The next point he wants to make is that perhaps we should put the links through an SSL session so that if the domain is modified or the code changed, an invalid certificate will pop-up, well that puts the security load on the end-user to do the checks, and even your average college IT graduate might not be able to tell the difference between a properly forged certificate and a good one, that's just not a good plan.
I usually hear people scream SSL/HTTPS as a fix-all for security only when they do not know what they are talking about. But instead of all that malarky, just do as above, as any site admin should be able to, and if not, then don't put in ads.
Then he goes on to talk about how all javascript can access other javascript. If you have ever read the javascript bible or i'm sure any intro to javascript, they will tell you that this is only true of the global variables that the DEVELOPER creates. So when you see these in-line site addon scripts that have the variables listed inside a <script> tag, those can be modified by an XSS attack very quickly and easily, but if they are put inside a function (which you can even do and still get the same functionality as you would otherwise) then they are no longer accessible by other functions (unless they are attacking your site directly and have studied your code)
personally i'll stick to reading, researching and learning on my own before i trust other researchers, i have to be honest i had high hopes for grc's security now, but after that reading and the fact that the two from the site didn't have a clue as to the other side of the argument, or the fact that most of John's "ideas" were just plain not true except in certain contexts, just confirms my belief that most security "researchers" are nothing more than pseudo-intellectual copy pasters in a search for fame.
Now my question for the darksiders is this......do you trust these "good guys" that seem to only be in the security industry for money and fame? or will you put your trust in yourselves, maybe learn a thing or two, and make up your own damn mind (to quote the oracle from matrix of course) before you worry about anything?
P.S. i just had a look at his presentation, which can be found on his blog post (i didn't take the time to look before i read the security now posting) and most of his exploit examples are first and foremost, not his work. second, the blame of these "javascript exploits" are not on the javascript security model or the designers of javascripts shoulders, but on the site developers shoulders:
1) Twitter should watch URLs,
2) myspace....well it's myspace.
3) If you are giving your <script> tag an ID, you deserve to have it modified. end of story.

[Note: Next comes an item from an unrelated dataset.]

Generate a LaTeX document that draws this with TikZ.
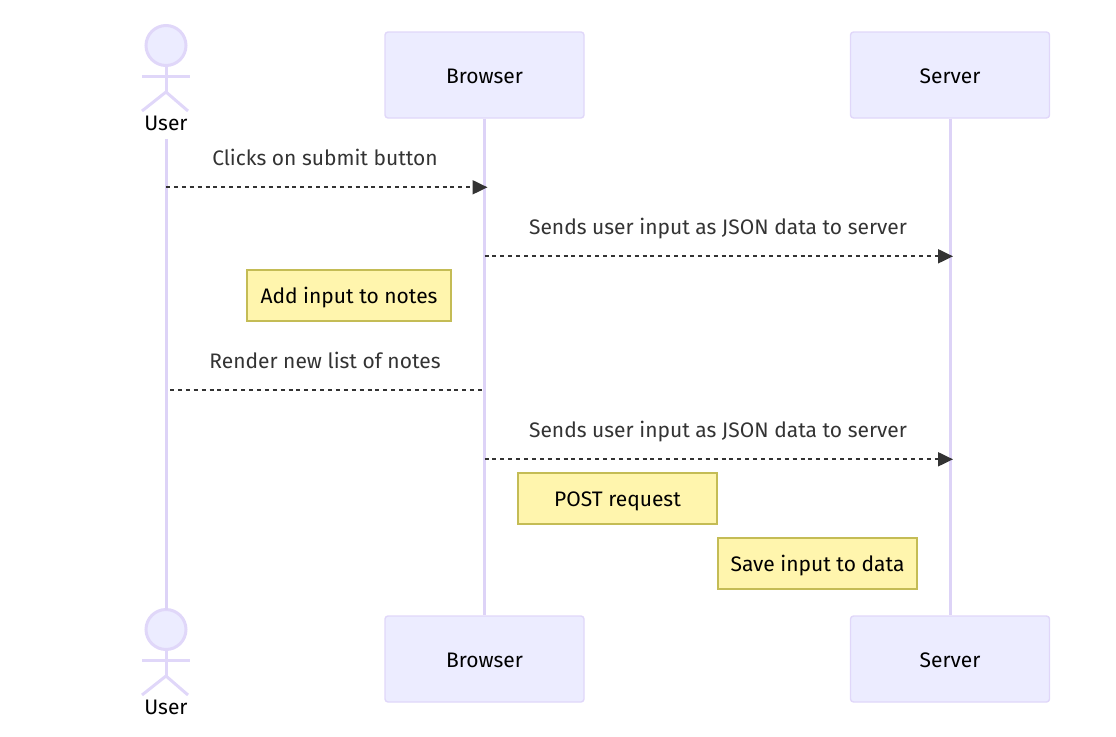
\documentclass[tikz,border=0pt]{standalone}
\usepackage{fontspec}
\setmainfont{Fira Sans}
\usetikzlibrary{arrows.meta}
\definecolor{actorfill}{HTML}{ECECFF}
\definecolor{actorline}{HTML}{E0D7F9}
\definecolor{lifeline}{HTML}{DDD3F7}
\definecolor{notefill}{HTML}{FFF5AD}
\definecolor{noteline}{HTML}{C4BC55}
\definecolor{msgcolor}{HTML}{333333}
\tikzset{
	every node/.style={text height=18pt,text depth=2pt},
	actorbox/.style={draw=actorline,fill=actorfill,line width=1.4pt,rounded corners=3pt,minimum width=199pt,minimum height=86pt,inner sep=0pt,text=black},
	actorhead/.style={circle,draw=actorline,fill=actorfill,line width=3pt,minimum size=40pt,inner sep=0pt,outer sep=0pt,text height=,text depth=},
	actorname/.style={inner sep=0pt,minimum height=33.4pt,text=black},
	lifeline/.style={draw=lifeline,line width=3pt},
	limb/.style={draw=actorline,line width=3pt,line cap=butt},
	notebox/.style={draw=noteline,fill=notefill,line width=1.4pt,minimum height=51pt,inner sep=0pt,text=black,text height=18.8pt},
	msgline/.style={draw=msgcolor,line width=2pt,dash pattern=on 4pt off 3.9pt},
	msgtext/.style={text=msgcolor,inner sep=0pt},
	msgarrow/.style={-{Triangle[length=15pt,width=14pt,color=msgcolor]},shorten >=-3pt}
}
\begin{document}
\begin{tikzpicture}[x=1pt,y=-1pt,font=\fontsize{21}{24}\selectfont]
	\useasboundingbox (0,0) rectangle (1116,736);
	\def\xu{166} % user
	\def\xb{484.5} % browser
	\def\xs{950} % server
	% hinh nguoi tren va duoi
	\node[actorhead] (userHeadT) at (\xu,45.5) {};
	\node[actorhead] (userHeadB) at (\xu,629.5) {};
	\foreach \d in {0,584}{
		\draw[limb] (\xu,66+\d)--(\xu,92+\d) (142,76+\d)--(190,76+\d);
		\draw[limb] (142,111+\d)--(\xu,92+\d)--(188,111+\d);
	}
	\node[actorname] (userT) at (\xu,122) {User};
	\node[actorname] (userB) at (\xu,706) {User};
	% cac hop
	\node[actorbox] (browserT) at (\xb,75) {Browser};
	\node[actorbox] (serverT) at (\xs,75) {Server};
	\node[actorbox] (browserB) at (\xb,659) {Browser};
	\node[actorbox] (serverB) at (\xs,659) {Server};
	% duong doi
	\draw[lifeline] (userT)--(userHeadB);
	\draw[lifeline] (browserT)--(browserB);
	\draw[lifeline] (serverT)--(serverB);
	% diem dau cuoi thong diep
	\path
	(\xu,187.3) coordinate (A1)
	(\xb,187.3) coordinate (A2)
	(\xb,256.3) coordinate (B1)
	(\xs,256.3) coordinate (B2)
	(170,390.3) coordinate (C1)
	(\xb,390.3) coordinate (C2)
	(\xb,459.3) coordinate (D1)
	(\xs,459.3) coordinate (D2);
	\draw[msgline,msgarrow] (A1)--(A2);
	\draw[msgline,msgarrow] (B1)--(B2);
	\draw[msgline] (C1)--(C2);
	\draw[msgline,msgarrow] (D1)--(D2);
	\node[msgtext] (clicks) at (325,157) {Clicks on submit button};
	\node[msgtext] (sendsA) at (718,226) {Sends user input as JSON data to server};
	\node[msgtext] (render) at (325,360) {Render new list of notes};
	\node[msgtext] (sendsB) at (718,429) {Sends user input as JSON data to server};
	% ghi chu
	\node[notebox,minimum width=204pt] (noteAdd) at (349,295.5) {Add input to notes};
	\node[notebox,minimum width=199pt] (notePost) at (617.5,498.5) {POST request};
	\node[notebox,minimum width=199pt] (noteSave) at (817.5,563.5) {Save input to data};
\end{tikzpicture}
\end{document}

4) A security hole in the implementation of a javascript engine is not the fault of the language of javascript, but that of the developers of the browser.
5) A security hole in a router is not the fault of javascript. and you can't fix javascript to fix that hole, someone will just craft a link to do the work. (bthomehub)

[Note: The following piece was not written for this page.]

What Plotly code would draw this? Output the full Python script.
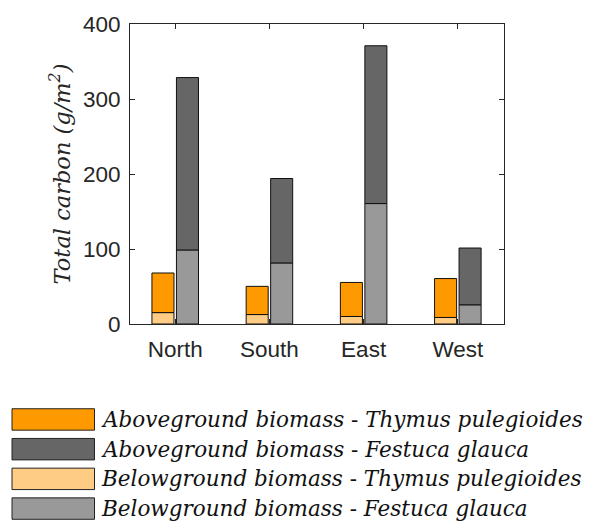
import plotly.graph_objects as go

regions = ["North", "South", "East", "West"]
thymus_below = [15.2, 12.6, 10.0, 8.7]
thymus_above = [52.8, 37.6, 45.4, 51.9]
festuca_below = [98.7, 81.4, 160.6, 25.6]
festuca_above = [229.9, 112.6, 210.4, 75.7]

series_names = [
    "Aboveground biomass - Thymus pulegioides",
    "Aboveground biomass - Festuca glauca",
    "Belowground biomass - Thymus pulegioides",
    "Belowground biomass - Festuca glauca",
]
legend_labels = [
    "<i>Aboveground biomass</i> - <i>Thymus pulegioides</i>",
    "<i>Aboveground biomass</i> - <i>Festuca glauca</i>",
    "<i>Belowground biomass</i> - <i>Thymus pulegioides</i>",
    "<i>Belowground biomass</i> - <i>Festuca glauca</i>",
]
colors = ["#FF9900", "#666666", "#FFCC85", "#999999"]

serif = "DejaVu Serif"
sans = "Liberation Sans, Arial, sans-serif"
axis_col = "#262626"

fig = go.Figure()
line = dict(color="#111111", width=1)

fig.add_trace(go.Bar(x=regions, y=thymus_below, offsetgroup="T", name=series_names[2],
                     marker=dict(color=colors[2], line=line), showlegend=False))
fig.add_trace(go.Bar(x=regions, y=thymus_above, base=thymus_below, offsetgroup="T", name=series_names[0],
                     marker=dict(color=colors[0], line=line), showlegend=False))
fig.add_trace(go.Bar(x=regions, y=festuca_below, offsetgroup="F", name=series_names[3],
                     marker=dict(color=colors[3], line=line), showlegend=False))
fig.add_trace(go.Bar(x=regions, y=festuca_above, base=festuca_below, offsetgroup="F", name=series_names[1],
                     marker=dict(color=colors[1], line=line), showlegend=False))

# custom legend (large swatches like the original)
row_y0 = 411
row_step = 30.5
for i, (lab, col) in enumerate(zip(legend_labels, colors)):
    y0 = row_y0 + i * row_step
    fig.add_shape(type="rect", xref="paper", yref="paper",
                  x0=(12 - 130) / 374, x1=(94.5 - 130) / 374,
                  y0=(324 - y0) / 308, y1=(324 - (y0 + 22)) / 308,
                  fillcolor=col, line=dict(color="#222222", width=1))
    fig.add_annotation(xref="paper", yref="paper", x=(99 - 130) / 374, y=(324 - (y0 + 11)) / 308,
                       xanchor="left", yanchor="middle", showarrow=False, text=lab,
                       font=dict(family=serif, size=21.5, color="#111111"))

fig.update_layout(
    width=589, height=526,
    margin=dict(l=130, r=85, t=16, b=202),
    paper_bgcolor="white", plot_bgcolor="white",
    barmode="group", bargap=0.48, bargroupgap=0.1,
    showlegend=False,
)
fig.update_xaxes(range=[-0.48, 3.49], showline=True, linecolor=axis_col, linewidth=1, mirror="ticks",
                 ticks="inside", ticklen=5, tickcolor=axis_col, showgrid=False,
                 ticklabelstandoff=5,
                 tickfont=dict(family=sans, size=22.5, color=axis_col))
fig.update_yaxes(range=[0, 400], dtick=100, showline=True, linecolor=axis_col, linewidth=1, mirror="ticks",
                 ticks="inside", ticklen=5, tickcolor=axis_col, showgrid=False, zeroline=False,
                 ticklabelstandoff=4,
                 tickfont=dict(family=sans, size=22.5, color=axis_col),
                 title=dict(text="<i>Total carbon (g/m<sup>2</sup>)</i>", standoff=6,
                            font=dict(family=serif, size=22.5, color="#262626")))

fig.write_html("out.html")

6) portscanning using javascript just shows ingenuity, not a lack of security, you can't make a language that is used on the internet NOT use the internet
7) DNS attacks (namely the wone kaminsky talked about) are not as prevalent or dangerous as most of these "researchers" think, and are not a problem with javascript, it would take 1000s of tries before you even poison a DNS to only hold on to it for a few minutes anyway, and if you do that, it would be far smarter for the attacker to direct the user to a crafty php/javascript page than to try and get them from a modified ad-script.
near the end he just got off topic and didn't even cover the real low-level security of javascript and it's problems, javascript was never meant to be server-side, it is a user level language, which is why it is secured at the user level and not at the server level, if you can't protect your server it is YOUR fault, not javascripts.